В пылу ссоры, разгоревшейся чуть ли не сразу же по написании этих строк, Толстой пришел в ярость и попытался вычеркнуть их. В самом низу исчерканной страницы сохранилась приписка, сделанная рукой Софьи Андреевны: «Я заслужила эти несколько строк нежности и раскаяния, но в минуту гнева он отнял их у меня, я даже не успела их прочитать».
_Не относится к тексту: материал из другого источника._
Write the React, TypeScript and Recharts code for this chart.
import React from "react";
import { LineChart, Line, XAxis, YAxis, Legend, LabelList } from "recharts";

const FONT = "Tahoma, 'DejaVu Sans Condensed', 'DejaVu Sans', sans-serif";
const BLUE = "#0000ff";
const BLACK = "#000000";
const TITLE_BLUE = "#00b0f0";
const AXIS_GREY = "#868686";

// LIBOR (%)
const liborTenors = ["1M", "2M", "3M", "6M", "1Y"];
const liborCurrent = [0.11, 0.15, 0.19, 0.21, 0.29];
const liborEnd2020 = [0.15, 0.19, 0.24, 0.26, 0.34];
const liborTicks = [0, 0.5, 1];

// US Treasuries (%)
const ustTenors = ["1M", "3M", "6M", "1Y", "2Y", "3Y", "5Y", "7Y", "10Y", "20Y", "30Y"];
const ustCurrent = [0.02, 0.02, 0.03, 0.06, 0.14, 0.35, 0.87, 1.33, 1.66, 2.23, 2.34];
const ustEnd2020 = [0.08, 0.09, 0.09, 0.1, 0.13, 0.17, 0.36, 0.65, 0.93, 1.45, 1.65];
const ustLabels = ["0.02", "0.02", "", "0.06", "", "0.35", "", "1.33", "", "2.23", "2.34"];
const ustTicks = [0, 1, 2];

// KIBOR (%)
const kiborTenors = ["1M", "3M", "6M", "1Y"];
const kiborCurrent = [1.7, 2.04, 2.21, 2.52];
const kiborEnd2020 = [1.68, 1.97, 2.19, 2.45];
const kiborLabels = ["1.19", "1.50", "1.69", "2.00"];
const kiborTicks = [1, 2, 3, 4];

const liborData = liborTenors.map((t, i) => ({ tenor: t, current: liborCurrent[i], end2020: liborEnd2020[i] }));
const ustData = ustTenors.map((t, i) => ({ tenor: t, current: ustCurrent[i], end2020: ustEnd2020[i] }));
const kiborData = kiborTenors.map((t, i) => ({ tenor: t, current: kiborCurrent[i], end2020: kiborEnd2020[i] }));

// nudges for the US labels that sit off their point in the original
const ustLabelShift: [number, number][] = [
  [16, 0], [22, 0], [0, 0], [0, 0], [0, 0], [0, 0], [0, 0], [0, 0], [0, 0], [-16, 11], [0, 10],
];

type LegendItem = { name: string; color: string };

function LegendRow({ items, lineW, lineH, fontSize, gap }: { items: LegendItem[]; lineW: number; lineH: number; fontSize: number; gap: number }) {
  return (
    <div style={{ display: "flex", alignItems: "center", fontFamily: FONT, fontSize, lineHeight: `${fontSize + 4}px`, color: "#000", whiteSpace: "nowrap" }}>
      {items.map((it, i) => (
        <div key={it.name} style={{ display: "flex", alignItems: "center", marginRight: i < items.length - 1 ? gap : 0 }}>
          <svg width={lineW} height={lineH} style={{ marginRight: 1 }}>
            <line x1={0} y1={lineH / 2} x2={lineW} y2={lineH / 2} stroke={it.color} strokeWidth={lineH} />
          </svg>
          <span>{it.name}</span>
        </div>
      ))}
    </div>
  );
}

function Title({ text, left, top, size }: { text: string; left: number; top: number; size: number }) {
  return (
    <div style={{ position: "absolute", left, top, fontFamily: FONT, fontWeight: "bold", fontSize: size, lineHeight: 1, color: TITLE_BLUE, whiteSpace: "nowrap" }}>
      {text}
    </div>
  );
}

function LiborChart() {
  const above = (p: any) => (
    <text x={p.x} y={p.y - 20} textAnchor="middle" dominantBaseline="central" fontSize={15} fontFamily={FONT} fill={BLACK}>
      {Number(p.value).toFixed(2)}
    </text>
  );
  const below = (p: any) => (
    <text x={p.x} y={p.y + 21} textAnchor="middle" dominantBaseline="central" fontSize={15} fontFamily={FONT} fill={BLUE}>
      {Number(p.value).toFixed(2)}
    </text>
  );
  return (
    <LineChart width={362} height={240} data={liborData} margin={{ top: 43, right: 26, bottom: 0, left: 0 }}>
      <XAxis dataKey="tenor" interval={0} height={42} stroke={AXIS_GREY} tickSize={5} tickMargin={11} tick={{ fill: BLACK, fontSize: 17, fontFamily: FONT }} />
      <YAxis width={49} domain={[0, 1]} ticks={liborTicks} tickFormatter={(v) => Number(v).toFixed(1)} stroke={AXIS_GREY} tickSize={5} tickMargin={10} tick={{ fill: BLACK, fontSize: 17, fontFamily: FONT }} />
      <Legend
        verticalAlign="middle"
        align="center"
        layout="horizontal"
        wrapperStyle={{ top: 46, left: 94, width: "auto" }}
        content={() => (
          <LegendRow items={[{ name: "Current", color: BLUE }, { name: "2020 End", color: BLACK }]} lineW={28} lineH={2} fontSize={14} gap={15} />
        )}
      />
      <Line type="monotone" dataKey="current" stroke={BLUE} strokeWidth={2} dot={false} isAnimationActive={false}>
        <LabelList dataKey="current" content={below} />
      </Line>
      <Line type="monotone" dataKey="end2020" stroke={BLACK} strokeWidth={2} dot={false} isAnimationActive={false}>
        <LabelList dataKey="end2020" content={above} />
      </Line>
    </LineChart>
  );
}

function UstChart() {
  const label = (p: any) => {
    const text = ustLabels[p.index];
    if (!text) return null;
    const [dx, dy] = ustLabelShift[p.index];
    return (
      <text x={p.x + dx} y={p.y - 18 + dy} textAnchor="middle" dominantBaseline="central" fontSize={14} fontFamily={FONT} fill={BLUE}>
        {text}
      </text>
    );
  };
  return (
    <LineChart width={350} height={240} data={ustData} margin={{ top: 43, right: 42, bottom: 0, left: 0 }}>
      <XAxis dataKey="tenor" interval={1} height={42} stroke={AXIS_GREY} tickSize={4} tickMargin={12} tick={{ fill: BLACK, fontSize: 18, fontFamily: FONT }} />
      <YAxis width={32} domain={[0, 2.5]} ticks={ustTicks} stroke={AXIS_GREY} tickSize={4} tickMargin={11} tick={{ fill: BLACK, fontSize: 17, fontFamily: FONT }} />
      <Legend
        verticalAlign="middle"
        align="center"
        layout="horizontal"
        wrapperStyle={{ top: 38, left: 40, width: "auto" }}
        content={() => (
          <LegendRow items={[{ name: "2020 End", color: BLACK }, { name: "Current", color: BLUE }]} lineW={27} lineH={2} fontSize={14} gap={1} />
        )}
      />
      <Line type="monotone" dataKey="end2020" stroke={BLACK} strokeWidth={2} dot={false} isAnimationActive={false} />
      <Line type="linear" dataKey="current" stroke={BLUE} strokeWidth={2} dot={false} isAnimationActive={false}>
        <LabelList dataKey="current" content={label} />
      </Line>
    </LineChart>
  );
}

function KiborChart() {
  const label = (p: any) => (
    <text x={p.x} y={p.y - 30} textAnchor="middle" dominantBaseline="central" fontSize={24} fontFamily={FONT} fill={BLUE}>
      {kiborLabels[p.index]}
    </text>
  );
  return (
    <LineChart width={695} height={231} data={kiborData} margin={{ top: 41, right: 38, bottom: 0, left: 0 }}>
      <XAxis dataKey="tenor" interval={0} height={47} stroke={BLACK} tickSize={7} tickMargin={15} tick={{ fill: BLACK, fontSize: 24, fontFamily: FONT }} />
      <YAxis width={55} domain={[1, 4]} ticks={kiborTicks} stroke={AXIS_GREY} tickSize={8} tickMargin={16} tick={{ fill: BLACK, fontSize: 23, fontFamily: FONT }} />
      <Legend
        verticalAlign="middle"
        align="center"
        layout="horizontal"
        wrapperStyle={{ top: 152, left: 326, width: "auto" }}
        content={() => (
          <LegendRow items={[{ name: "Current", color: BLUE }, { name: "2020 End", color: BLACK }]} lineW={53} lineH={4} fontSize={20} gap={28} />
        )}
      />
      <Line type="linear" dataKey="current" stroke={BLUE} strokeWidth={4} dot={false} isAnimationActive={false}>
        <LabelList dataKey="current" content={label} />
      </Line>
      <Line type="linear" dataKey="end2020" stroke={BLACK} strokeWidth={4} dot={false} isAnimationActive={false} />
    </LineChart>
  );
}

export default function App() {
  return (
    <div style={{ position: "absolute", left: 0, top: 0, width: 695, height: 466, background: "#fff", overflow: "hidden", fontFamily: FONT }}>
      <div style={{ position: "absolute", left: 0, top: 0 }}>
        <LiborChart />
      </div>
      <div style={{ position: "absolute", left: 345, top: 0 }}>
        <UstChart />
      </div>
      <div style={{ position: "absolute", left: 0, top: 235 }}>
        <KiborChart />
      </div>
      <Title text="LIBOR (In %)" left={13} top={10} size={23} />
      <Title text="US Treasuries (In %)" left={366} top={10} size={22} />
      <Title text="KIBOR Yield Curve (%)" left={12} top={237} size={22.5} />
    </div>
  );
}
Лев Николаевич в семейной жизни оказался тираном, не выносящим возражений и не переносящим неповиновения. Жить с таким человеком, разумеется, было тяжело. Конечно же, Софье Андреевне хотелось каким-то образом защититься от деспотизма, противостоять ему, сохраняя за собой пусть и сильно урезанное право на самостоятельность. Она была умной и образованной женщиной, воспитанной в европейских традициях, весьма и весьма далеких от патриархальных традиций времен «Домостороя», предписывающих жене во всем повиноваться своему мужу.
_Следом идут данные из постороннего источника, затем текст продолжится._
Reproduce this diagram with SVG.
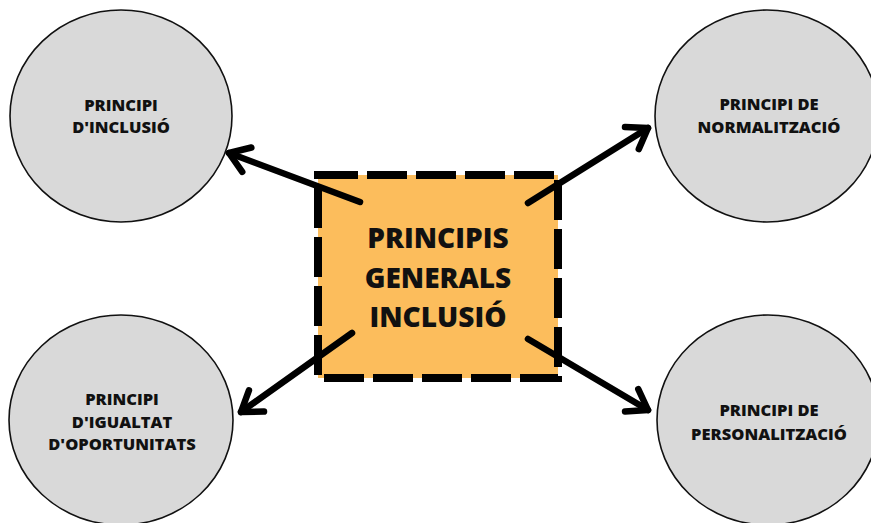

Софья Андреевна нашла оригинальный способ защиты — она примерила на себя роль жертвы, вжилась в нее и, раз подняв знамя жертвенной любви, уже никогда больше не опускала его. Софья Андреевна жертвовала собой убежденно и со вкусом. Надо признать, что она интуитивно избрала наилучшее оружие, против которого ее муж оказался бессилен. Жертвенная любовь опутывала его по рукам и ногам, сдерживала, сковывала, и не было никакой возможности отделаться от этого навязчивого чувства, нельзя было одолеть его. Воистину, тот, кто добровольно приносит себя в жертву, становится непобедимым.

Время от времени Льва Николаевича станет посещать желание спасаться бегством, бежать куда глаза глядят, лишь бы подальше от дома, от семьи, от жены. Однажды, на закате жизни, он решится осуществить свое намерение и покинет Ясную Поляну в поисках долгожданного покоя. Вслед за ним отправится письмо жены, пропитанное той же приторно-вязкой патокой, которая заполнила весь дом. Дом, когда-то бывший родным, а теперь такой чужой и опостылевший.

«Левочка, голубчик, вернись домой, милый, спаси меня от вторичного самоубийства, — писала жена. — Левочка, друг всей моей жизни, всё, всё сделаю, что хочешь, всякую роскошь брошу совсем; с друзьями твоими будем вместе дружны, буду лечиться, буду кротка, милый, милый, вернись, ведь надо спасти меня, ведь и по Евангелию сказано, что не надо ни под каким предлогом бросать жену. Милый, голубчик, друг души моей, спаси, вернись, вернись хоть проститься со мной перед вечной нашей разлукой.

Где ты? Где? Здоров ли? Левочка, не истязай меня, голубчик, я буду служить тебе любовью и всем своим существом и душой, вернись ко мне, вернись; ради Бога, ради любви божьей, о которой ты всем говоришь, я дам тебе такую же любовь смиренную, самоотверженную! Я честно и твердо обещаю, голубчик, и мы всё опростим дружелюбно; уедем, куда хочешь, будем жить, как хочешь.

Ну прощай, прощай, может быть, навсегда.

Твоя Соня.

Неужели ты меня оставил навсегда? Ведь я не переживу этого несчастья, ты ведь убьешь меня. Милый, спаси меня от греха, ведь ты не можешь быть счастлив и спокоен, если убьешь меня.

Левочка, друг мой милый, не скрывай от меня, где ты, и позволь мне приехать повидаться с тобой, голубчик мой, я не расстрою тебя, даю тебе слово, я кротко, с любовью отнесусь к тебе.